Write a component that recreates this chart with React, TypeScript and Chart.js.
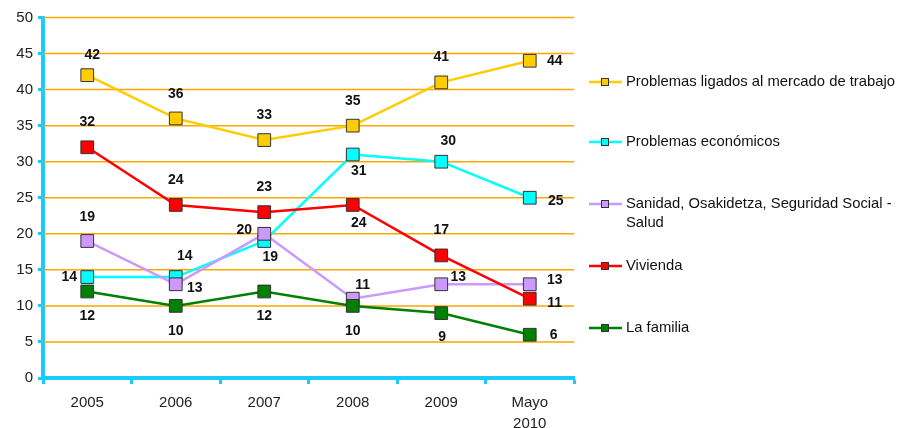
import React, { useEffect, useRef } from 'react';
import { Chart, registerables } from 'chart.js';
Chart.register(...registerables);

const categories: (string | string[])[] = ['2005', '2006', '2007', '2008', '2009', ['Mayo', '2010']];
const seriesNames = [
  'Problemas ligados al mercado de trabajo',
  'Problemas económicos',
  'Sanidad, Osakidetza, Seguridad Social - Salud',
  'Vivienda',
  'La familia',
];
const legendLines = [
  ['Problemas ligados al mercado de trabajo'],
  ['Problemas económicos'],
  ['Sanidad, Osakidetza, Seguridad Social -', 'Salud'],
  ['Vivienda'],
  ['La familia'],
];
const trabajo = [42, 36, 33, 35, 41, 44];
const economicos = [14, 14, 19, 31, 30, 25];
const sanidad = [19, 13, 20, 11, 13, 13];
const vivienda = [32, 24, 23, 24, 17, 11];
const familia = [12, 10, 12, 10, 9, 6];
const yMin = 0;
const yMax = 50;
const yStep = 5;

// styling / placement (not data)
const colors = ['#FFCC00', '#00FFFF', '#CC99FF', '#FF0000', '#008000'];
const labelOffsets: number[][][] = [
  [[5, -20], [0, -24], [0, -25], [0, -25], [0, -25], [25, 0]],
  [[-18, 0], [9, -21], [6, 16], [6, 17], [7, -21], [26, 3]],
  [[0, -24], [19, 4], [-20, -4], [10, -14], [17, -7], [25, -4]],
  [[0, -25], [0, -25], [0, -25], [6, 18], [0, -25], [25, 4]],
  [[0, 25], [0, 25], [0, 25], [0, 25], [1, 24], [24, 0]],
];
const legendY = [82, 142, 204, 266, 328];
const FONT = 'Arial, "Liberation Sans", sans-serif';
const AXIS = '#1BCBFF';
const GRID = '#FFA500';

const gridPlugin = {
  id: 'orangeGrid',
  beforeDatasetsDraw(chart: any) {
    const ctx = chart.ctx;
    const y = chart.scales.y;
    const area = chart.chartArea;
    ctx.save();
    ctx.strokeStyle = GRID;
    ctx.lineWidth = 1.5;
    y.ticks.forEach((t: any) => {
      if (t.value === yMin) return;
      const py = y.getPixelForValue(t.value);
      ctx.beginPath();
      ctx.moveTo(area.left, py);
      ctx.lineTo(area.right, py);
      ctx.stroke();
    });
    ctx.restore();
  },
};

const labelPlugin = {
  id: 'pointLabels',
  afterDatasetsDraw(chart: any) {
    const ctx = chart.ctx;
    ctx.save();
    ctx.font = `bold 14px ${FONT}`;
    ctx.fillStyle = '#111';
    ctx.textAlign = 'center';
    ctx.textBaseline = 'middle';
    chart.data.datasets.forEach((ds: any, i: number) => {
      const meta = chart.getDatasetMeta(i);
      meta.data.forEach((pt: any, j: number) => {
        const off = labelOffsets[i][j];
        ctx.fillText(String(ds.data[j]), pt.x + off[0], pt.y + off[1]);
      });
    });
    ctx.restore();
  },
};

const legendPlugin = {
  id: 'sideLegend',
  afterDraw(chart: any) {
    const ctx = chart.ctx;
    ctx.save();
    legendLines.forEach((lines, i) => {
      const y = legendY[i];
      ctx.strokeStyle = colors[i];
      ctx.lineWidth = 2.5;
      ctx.beginPath();
      ctx.moveTo(589, y);
      ctx.lineTo(622, y);
      ctx.stroke();
      ctx.fillStyle = colors[i];
      ctx.fillRect(601.5, y - 3.5, 7, 7);
      ctx.strokeStyle = '#333';
      ctx.lineWidth = 1;
      ctx.strokeRect(601.5, y - 3.5, 7, 7);
      ctx.fillStyle = '#111';
      ctx.font = `14.8px ${FONT}`;
      ctx.textAlign = 'left';
      ctx.textBaseline = 'middle';
      lines.forEach((t, k) => ctx.fillText(t, 626, y + k * 19));
    });
    ctx.restore();
  },
};

export default function App() {
  const ref = useRef<HTMLCanvasElement | null>(null);
  useEffect(() => {
    document.body.style.margin = '0';
    const seriesData = [trabajo, economicos, sanidad, vivienda, familia];
    const chart = new Chart(ref.current as HTMLCanvasElement, {
      type: 'line',
      data: {
        labels: categories as any,
        datasets: seriesData.map((d, i) => ({
          label: seriesNames[i],
          data: d,
          borderColor: colors[i],
          backgroundColor: colors[i],
          borderWidth: 2.5,
          pointStyle: 'rect',
          pointRadius: 9,
          pointHoverRadius: 9,
          pointBackgroundColor: colors[i],
          pointBorderColor: '#333',
          pointBorderWidth: 1,
          tension: 0,
          order: 5 - i,
        })),
      },
      options: {
        animation: false,
        responsive: false,
        maintainAspectRatio: false,
        layout: { padding: { left: 0, right: 328, top: 17.5, bottom: 0 } },
        plugins: { legend: { display: false }, tooltip: { enabled: false } },
        scales: {
          x: {
            offset: true,
            grid: {
              offset: true,
              drawOnChartArea: false,
              color: AXIS,
              tickColor: AXIS,
              tickWidth: 3,
              tickLength: 6,
            },
            border: { color: AXIS, width: 4 },
            ticks: {
              color: '#222',
              font: { family: FONT, size: 15, lineHeight: 1.35 },
              padding: 9,
              maxRotation: 0,
              autoSkip: false,
            },
            afterFit: (s: any) => { s.height = 50; },
          },
          y: {
            min: yMin,
            max: yMax,
            ticks: {
              stepSize: yStep,
              color: '#222',
              font: { family: FONT, size: 15 },
              padding: 5,
            },
            grid: {
              drawOnChartArea: false,
              color: AXIS,
              tickColor: AXIS,
              tickWidth: 3,
              tickLength: 5,
            },
            border: { color: AXIS, width: 4 },
            afterFit: (s: any) => { s.width = 43; },
          },
        },
      },
      plugins: [gridPlugin, labelPlugin, legendPlugin],
    });
    return () => chart.destroy();
  }, []);
  return <canvas ref={ref} width={902} height={428} style={{ display: 'block' }} />;
}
- - - -
• _AIM OF THE EXERCISE_: Write out each line of the data exactly; the images should be left out.

• _SOLUTION BELOW_:
Write a component that recreates this chart with React, TypeScript and Chart.js.
import React, { useEffect, useRef } from 'react';
import { Chart, registerables } from 'chart.js';
Chart.register(...registerables);

const categories: (string | string[])[] = ['2005', '2006', '2007', '2008', '2009', ['Mayo', '2010']];
const seriesNames = [
  'Problemas ligados al mercado de trabajo',
  'Problemas económicos',
  'Sanidad, Osakidetza, Seguridad Social - Salud',
  'Vivienda',
  'La familia',
];
const legendLines = [
  ['Problemas ligados al mercado de trabajo'],
  ['Problemas económicos'],
  ['Sanidad, Osakidetza, Seguridad Social -', 'Salud'],
  ['Vivienda'],
  ['La familia'],
];
const trabajo = [42, 36, 33, 35, 41, 44];
const economicos = [14, 14, 19, 31, 30, 25];
const sanidad = [19, 13, 20, 11, 13, 13];
const vivienda = [32, 24, 23, 24, 17, 11];
const familia = [12, 10, 12, 10, 9, 6];
const yMin = 0;
const yMax = 50;
const yStep = 5;

// styling / placement (not data)
const colors = ['#FFCC00', '#00FFFF', '#CC99FF', '#FF0000', '#008000'];
const labelOffsets: number[][][] = [
  [[5, -20], [0, -24], [0, -25], [0, -25], [0, -25], [25, 0]],
  [[-18, 0], [9, -21], [6, 16], [6, 17], [7, -21], [26, 3]],
  [[0, -24], [19, 4], [-20, -4], [10, -14], [17, -7], [25, -4]],
  [[0, -25], [0, -25], [0, -25], [6, 18], [0, -25], [25, 4]],
  [[0, 25], [0, 25], [0, 25], [0, 25], [1, 24], [24, 0]],
];
const legendY = [82, 142, 204, 266, 328];
const FONT = 'Arial, "Liberation Sans", sans-serif';
const AXIS = '#1BCBFF';
const GRID = '#FFA500';

const gridPlugin = {
  id: 'orangeGrid',
  beforeDatasetsDraw(chart: any) {
    const ctx = chart.ctx;
    const y = chart.scales.y;
    const area = chart.chartArea;
    ctx.save();
    ctx.strokeStyle = GRID;
    ctx.lineWidth = 1.5;
    y.ticks.forEach((t: any) => {
      if (t.value === yMin) return;
      const py = y.getPixelForValue(t.value);
      ctx.beginPath();
      ctx.moveTo(area.left, py);
      ctx.lineTo(area.right, py);
      ctx.stroke();
    });
    ctx.restore();
  },
};

const labelPlugin = {
  id: 'pointLabels',
  afterDatasetsDraw(chart: any) {
    const ctx = chart.ctx;
    ctx.save();
    ctx.font = `bold 14px ${FONT}`;
    ctx.fillStyle = '#111';
    ctx.textAlign = 'center';
    ctx.textBaseline = 'middle';
    chart.data.datasets.forEach((ds: any, i: number) => {
      const meta = chart.getDatasetMeta(i);
      meta.data.forEach((pt: any, j: number) => {
        const off = labelOffsets[i][j];
        ctx.fillText(String(ds.data[j]), pt.x + off[0], pt.y + off[1]);
      });
    });
    ctx.restore();
  },
};

const legendPlugin = {
  id: 'sideLegend',
  afterDraw(chart: any) {
    const ctx = chart.ctx;
    ctx.save();
    legendLines.forEach((lines, i) => {
      const y = legendY[i];
      ctx.strokeStyle = colors[i];
      ctx.lineWidth = 2.5;
      ctx.beginPath();
      ctx.moveTo(589, y);
      ctx.lineTo(622, y);
      ctx.stroke();
      ctx.fillStyle = colors[i];
      ctx.fillRect(601.5, y - 3.5, 7, 7);
      ctx.strokeStyle = '#333';
      ctx.lineWidth = 1;
      ctx.strokeRect(601.5, y - 3.5, 7, 7);
      ctx.fillStyle = '#111';
      ctx.font = `14.8px ${FONT}`;
      ctx.textAlign = 'left';
      ctx.textBaseline = 'middle';
      lines.forEach((t, k) => ctx.fillText(t, 626, y + k * 19));
    });
    ctx.restore();
  },
};

export default function App() {
  const ref = useRef<HTMLCanvasElement | null>(null);
  useEffect(() => {
    document.body.style.margin = '0';
    const seriesData = [trabajo, economicos, sanidad, vivienda, familia];
    const chart = new Chart(ref.current as HTMLCanvasElement, {
      type: 'line',
      data: {
        labels: categories as any,
        datasets: seriesData.map((d, i) => ({
          label: seriesNames[i],
          data: d,
          borderColor: colors[i],
          backgroundColor: colors[i],
          borderWidth: 2.5,
          pointStyle: 'rect',
          pointRadius: 9,
          pointHoverRadius: 9,
          pointBackgroundColor: colors[i],
          pointBorderColor: '#333',
          pointBorderWidth: 1,
          tension: 0,
          order: 5 - i,
        })),
      },
      options: {
        animation: false,
        responsive: false,
        maintainAspectRatio: false,
        layout: { padding: { left: 0, right: 328, top: 17.5, bottom: 0 } },
        plugins: { legend: { display: false }, tooltip: { enabled: false } },
        scales: {
          x: {
            offset: true,
            grid: {
              offset: true,
              drawOnChartArea: false,
              color: AXIS,
              tickColor: AXIS,
              tickWidth: 3,
              tickLength: 6,
            },
            border: { color: AXIS, width: 4 },
            ticks: {
              color: '#222',
              font: { family: FONT, size: 15, lineHeight: 1.35 },
              padding: 9,
              maxRotation: 0,
              autoSkip: false,
            },
            afterFit: (s: any) => { s.height = 50; },
          },
          y: {
            min: yMin,
            max: yMax,
            ticks: {
              stepSize: yStep,
              color: '#222',
              font: { family: FONT, size: 15 },
              padding: 5,
            },
            grid: {
              drawOnChartArea: false,
              color: AXIS,
              tickColor: AXIS,
              tickWidth: 3,
              tickLength: 5,
            },
            border: { color: AXIS, width: 4 },
            afterFit: (s: any) => { s.width = 43; },
          },
        },
      },
      plugins: [gridPlugin, labelPlugin, legendPlugin],
    });
    return () => chart.destroy();
  }, []);
  return <canvas ref={ref} width={902} height={428} style={{ display: 'block' }} />;
}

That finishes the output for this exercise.